Have you seen this community post, How to remove items from a list while iterating? The top posts advocate for incrementally adding what you want (effectively removing what you don't want); but that doesn't exactly work for you. The post that actually directly answers the question shows iterating backwards and deleting from the end, which also doesn't work for your use case.

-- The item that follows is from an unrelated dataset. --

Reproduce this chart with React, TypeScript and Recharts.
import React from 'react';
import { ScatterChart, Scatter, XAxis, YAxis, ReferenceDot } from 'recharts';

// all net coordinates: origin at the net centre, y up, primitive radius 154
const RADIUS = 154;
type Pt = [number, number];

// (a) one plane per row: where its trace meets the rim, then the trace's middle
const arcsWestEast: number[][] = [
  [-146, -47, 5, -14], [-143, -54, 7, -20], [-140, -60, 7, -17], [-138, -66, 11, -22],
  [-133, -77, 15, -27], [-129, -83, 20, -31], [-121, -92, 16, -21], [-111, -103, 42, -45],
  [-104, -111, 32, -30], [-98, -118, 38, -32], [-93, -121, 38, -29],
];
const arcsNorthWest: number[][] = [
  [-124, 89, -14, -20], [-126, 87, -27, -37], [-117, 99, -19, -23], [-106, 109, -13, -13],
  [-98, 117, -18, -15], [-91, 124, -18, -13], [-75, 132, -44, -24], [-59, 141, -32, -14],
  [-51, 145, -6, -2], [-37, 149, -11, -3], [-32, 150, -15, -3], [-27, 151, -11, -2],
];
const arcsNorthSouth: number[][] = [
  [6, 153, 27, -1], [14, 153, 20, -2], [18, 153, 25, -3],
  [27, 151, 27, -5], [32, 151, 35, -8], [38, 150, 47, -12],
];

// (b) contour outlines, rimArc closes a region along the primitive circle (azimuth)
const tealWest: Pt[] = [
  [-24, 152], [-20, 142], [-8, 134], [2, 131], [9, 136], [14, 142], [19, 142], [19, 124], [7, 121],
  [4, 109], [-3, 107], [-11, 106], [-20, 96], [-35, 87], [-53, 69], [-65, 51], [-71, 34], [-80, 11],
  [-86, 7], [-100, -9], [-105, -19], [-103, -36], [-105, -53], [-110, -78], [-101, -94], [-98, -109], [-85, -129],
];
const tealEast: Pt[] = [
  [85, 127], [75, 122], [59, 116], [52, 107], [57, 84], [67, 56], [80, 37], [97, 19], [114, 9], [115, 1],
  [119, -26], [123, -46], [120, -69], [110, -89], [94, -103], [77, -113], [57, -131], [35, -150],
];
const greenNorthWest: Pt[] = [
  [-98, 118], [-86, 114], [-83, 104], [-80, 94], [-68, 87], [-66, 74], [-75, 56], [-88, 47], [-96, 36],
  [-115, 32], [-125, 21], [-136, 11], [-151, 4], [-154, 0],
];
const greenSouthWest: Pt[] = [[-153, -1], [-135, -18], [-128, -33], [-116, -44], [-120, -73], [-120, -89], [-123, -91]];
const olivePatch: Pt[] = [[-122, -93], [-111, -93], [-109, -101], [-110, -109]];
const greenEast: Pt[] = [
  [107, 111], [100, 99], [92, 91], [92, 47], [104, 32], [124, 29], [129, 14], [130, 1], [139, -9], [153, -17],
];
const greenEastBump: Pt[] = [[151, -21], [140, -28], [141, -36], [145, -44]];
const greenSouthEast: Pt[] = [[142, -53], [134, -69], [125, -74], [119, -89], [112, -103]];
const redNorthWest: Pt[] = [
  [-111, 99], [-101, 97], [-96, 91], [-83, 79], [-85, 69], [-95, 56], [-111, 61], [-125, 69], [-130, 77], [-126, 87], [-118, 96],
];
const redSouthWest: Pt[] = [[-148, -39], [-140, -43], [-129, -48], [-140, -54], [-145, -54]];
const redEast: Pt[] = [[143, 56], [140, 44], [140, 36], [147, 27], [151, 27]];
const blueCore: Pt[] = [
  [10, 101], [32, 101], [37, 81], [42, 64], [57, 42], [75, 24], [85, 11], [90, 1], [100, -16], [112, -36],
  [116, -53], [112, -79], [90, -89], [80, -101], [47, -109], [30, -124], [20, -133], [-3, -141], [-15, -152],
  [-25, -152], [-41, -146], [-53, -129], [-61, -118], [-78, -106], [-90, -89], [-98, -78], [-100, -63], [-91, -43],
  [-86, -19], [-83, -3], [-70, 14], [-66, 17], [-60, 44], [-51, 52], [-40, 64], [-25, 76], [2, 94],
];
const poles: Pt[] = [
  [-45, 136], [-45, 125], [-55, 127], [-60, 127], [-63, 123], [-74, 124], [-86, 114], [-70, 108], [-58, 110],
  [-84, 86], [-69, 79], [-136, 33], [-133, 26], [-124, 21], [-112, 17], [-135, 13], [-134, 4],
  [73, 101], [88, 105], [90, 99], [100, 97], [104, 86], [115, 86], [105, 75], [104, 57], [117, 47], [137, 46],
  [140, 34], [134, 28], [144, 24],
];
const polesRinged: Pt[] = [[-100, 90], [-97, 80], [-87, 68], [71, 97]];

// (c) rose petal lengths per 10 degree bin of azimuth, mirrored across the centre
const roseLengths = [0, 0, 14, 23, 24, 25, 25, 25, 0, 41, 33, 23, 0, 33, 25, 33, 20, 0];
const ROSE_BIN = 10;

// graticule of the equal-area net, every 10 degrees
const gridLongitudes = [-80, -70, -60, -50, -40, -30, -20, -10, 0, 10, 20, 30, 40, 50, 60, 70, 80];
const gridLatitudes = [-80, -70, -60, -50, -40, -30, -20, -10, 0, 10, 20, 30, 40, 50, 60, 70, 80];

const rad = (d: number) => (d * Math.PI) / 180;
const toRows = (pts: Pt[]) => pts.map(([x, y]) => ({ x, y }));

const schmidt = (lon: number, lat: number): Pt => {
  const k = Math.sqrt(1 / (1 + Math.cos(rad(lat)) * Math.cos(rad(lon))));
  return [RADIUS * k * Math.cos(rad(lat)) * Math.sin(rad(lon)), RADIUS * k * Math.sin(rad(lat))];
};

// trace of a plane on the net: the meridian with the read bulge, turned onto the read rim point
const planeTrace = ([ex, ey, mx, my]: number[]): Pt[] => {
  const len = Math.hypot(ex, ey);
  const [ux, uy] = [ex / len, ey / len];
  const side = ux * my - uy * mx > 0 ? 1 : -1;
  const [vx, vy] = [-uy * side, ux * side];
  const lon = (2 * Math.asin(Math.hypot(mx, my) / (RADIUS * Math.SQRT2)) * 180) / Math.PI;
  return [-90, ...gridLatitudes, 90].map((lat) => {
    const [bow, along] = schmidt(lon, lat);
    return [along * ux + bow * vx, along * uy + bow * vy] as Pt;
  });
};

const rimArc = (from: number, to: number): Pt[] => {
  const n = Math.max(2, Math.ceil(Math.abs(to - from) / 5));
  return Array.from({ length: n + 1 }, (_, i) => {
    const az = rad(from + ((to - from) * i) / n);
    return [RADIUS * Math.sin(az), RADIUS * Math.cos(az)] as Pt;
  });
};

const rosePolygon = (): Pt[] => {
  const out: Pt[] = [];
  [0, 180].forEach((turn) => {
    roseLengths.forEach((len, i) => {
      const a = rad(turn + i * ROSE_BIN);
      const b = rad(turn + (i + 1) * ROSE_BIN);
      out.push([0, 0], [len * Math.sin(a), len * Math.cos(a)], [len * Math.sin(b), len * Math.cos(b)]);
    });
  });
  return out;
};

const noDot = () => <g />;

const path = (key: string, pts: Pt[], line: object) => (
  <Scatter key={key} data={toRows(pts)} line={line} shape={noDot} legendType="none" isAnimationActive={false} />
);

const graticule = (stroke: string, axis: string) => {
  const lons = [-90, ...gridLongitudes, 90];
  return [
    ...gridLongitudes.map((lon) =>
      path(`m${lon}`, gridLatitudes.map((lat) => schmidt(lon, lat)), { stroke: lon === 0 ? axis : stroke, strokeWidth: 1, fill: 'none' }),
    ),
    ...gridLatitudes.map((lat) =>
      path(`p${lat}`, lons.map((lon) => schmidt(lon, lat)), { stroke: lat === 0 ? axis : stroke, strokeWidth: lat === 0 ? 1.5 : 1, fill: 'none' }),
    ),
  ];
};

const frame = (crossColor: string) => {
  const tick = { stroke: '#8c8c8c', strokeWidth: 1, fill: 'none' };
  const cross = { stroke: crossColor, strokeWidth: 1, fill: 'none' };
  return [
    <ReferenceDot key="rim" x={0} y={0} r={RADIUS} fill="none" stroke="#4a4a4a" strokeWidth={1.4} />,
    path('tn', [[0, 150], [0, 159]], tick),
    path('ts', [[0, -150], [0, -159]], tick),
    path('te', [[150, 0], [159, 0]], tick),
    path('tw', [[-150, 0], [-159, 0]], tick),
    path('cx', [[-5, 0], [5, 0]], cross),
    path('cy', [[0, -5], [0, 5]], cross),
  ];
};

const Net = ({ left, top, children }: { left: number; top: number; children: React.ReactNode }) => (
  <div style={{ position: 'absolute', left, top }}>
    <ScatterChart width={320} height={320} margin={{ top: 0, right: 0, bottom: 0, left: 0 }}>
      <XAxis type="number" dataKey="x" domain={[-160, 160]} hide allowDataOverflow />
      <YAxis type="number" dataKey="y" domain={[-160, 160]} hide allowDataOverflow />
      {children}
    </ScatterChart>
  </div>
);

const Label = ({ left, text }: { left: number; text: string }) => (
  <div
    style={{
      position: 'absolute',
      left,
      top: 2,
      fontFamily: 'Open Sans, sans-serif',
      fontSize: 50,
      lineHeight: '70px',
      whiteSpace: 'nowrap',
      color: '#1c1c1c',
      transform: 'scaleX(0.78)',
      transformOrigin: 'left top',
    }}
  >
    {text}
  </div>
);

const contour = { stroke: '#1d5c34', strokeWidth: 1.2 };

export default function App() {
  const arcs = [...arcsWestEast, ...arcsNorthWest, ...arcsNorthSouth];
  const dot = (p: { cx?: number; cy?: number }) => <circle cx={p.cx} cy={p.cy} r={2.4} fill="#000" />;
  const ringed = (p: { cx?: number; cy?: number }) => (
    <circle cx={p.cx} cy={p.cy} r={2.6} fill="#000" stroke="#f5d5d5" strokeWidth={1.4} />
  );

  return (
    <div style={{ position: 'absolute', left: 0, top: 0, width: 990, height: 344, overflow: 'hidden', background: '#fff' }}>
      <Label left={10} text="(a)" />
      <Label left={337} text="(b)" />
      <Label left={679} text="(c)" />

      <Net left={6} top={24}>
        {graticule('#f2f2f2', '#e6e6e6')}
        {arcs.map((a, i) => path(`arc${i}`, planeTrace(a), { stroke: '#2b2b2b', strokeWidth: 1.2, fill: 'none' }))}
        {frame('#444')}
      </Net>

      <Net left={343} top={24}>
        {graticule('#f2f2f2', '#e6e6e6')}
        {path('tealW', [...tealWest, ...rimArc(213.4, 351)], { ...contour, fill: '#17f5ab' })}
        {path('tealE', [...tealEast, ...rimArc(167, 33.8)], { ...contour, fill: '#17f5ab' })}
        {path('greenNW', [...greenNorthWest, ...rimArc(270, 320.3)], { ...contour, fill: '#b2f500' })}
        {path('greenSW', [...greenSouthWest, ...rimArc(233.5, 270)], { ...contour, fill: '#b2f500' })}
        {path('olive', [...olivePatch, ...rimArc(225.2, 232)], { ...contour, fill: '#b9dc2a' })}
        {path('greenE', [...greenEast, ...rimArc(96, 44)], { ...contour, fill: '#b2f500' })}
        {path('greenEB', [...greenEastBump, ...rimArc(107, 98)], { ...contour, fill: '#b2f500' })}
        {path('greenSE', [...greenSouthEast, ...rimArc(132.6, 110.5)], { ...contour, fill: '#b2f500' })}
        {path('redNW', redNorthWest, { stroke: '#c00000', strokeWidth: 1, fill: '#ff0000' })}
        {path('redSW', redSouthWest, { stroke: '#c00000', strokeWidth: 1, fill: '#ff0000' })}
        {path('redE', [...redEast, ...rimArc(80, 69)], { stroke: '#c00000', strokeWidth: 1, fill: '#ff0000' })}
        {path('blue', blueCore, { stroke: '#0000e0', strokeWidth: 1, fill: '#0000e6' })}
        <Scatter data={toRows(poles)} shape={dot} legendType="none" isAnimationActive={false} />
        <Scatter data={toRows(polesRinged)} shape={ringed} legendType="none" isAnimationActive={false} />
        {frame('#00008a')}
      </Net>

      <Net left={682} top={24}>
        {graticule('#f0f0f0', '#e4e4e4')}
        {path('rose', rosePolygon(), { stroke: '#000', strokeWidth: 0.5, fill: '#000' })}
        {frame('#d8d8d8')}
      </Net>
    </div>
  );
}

Still, you can take the top ideas of "building foward" and apply it by creating a new, empty list and appending a row from data and setting the new index for new data if it's the start row, or add the follow-on row's fields with the index:
with open("input.csv", newline="") as f:
reader = csv.reader(f)
header = next(reader)
data = list(reader)
new_data = []
idx = -1
for row in data:
if row[0] != "": # start row
new_data.append(row)
idx += 1
else: # follow-on row
new_data[idx].append(row[2]) # targeting single field (row[2]), so append, not extend
That gives me (using the sample data from the table, above, as input.csv):
[
[
"Issue-1",
"Foo doesn't Bar",
"Alice - 1/Jan/23 - When I Foo I expect Bar, but all I get is Baz.",
"Blake - 2/Jan/23 - I can reproduce, testing now.",
"Blake - 3/Jan/23 - Pushed fix. @Alice, please confirm.",
"Alice - 4/Jan/23 - Confirmed fix, Foo()=Bar, all good!",
],
[
"Issue-2",
"1+1=3 ?!",
"Charlie - 2/Jan/23 - 1+1=2, right?",
"Blake - 3/Jan/23 - Correct, investigating",
"Blake - 4/Jan/23 - Pushed fix. @Charlie, please confirm.",
"Charlie - 5/Jan/23 - Yep, 1+1 now equal 2.",
],
[
"Issue-3",
"Fix it!",
"Daniel - 3/Jan/23 - It's broken.",
"Blake - 3/Jan/23 - Not enough info to reproduce. Closed.",
],
]
If I've completely missed the intended outcome, please edit your post to include the sample input CSV and the expected output CSV. Good luck!